Culture change, as you know, is one of the hardest things to bring about. I think the first thing would have to be a government-wide statement that we're expecting public servants to consider effectiveness as well as rules-based approaches to things. We would have to find a few clear cases of somebody who made a mistake and wasn't taken behind the barn.
A lot of it is behavioural over the course of a short period of time. I don't think it's going to happen very quickly, but today part of it would be that you cannot jump on every single little problem that arises in defence procurement as if the government deserves to be defeated. I'm not directing this at you because you're the opposition today. It's the same if this side of the room were in the opposition, and that's effectively what happens. I understand there's an opposition, and that's what it's meant to do—oppose—but somehow we need to find a way to raise the threshold of disapproval when something goes wrong. I think people should have to be able to justify when they take risks or they violate a rule, and sometimes you can do it very effectively.

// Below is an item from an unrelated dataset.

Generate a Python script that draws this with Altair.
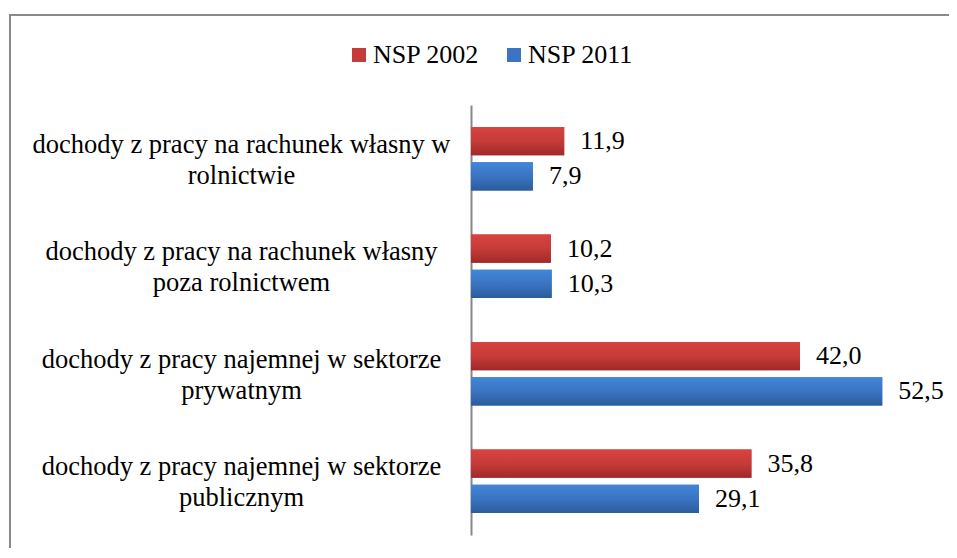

One of the things I used to argue to my colleagues when I was in defence was that, if you're being asked to do something that strikes you as being nonsensical, ask for an exemption. If I can't give it to you, I'll ask the minister. In very many cases it's not a big deal. It's not violating human rights—to your point. It's just some rule that somebody set up 15 years ago and that we've never changed. As in most areas of government, you establish a rule and then you add to it over the decades. Just a systematic review of the rules, to that point, might not be a bad thing, because you have Treasury Board, public services, the Privy Council Office and ISED all adding rules to defence procurement. They don't withdraw very many, but they do tend to add them over the years.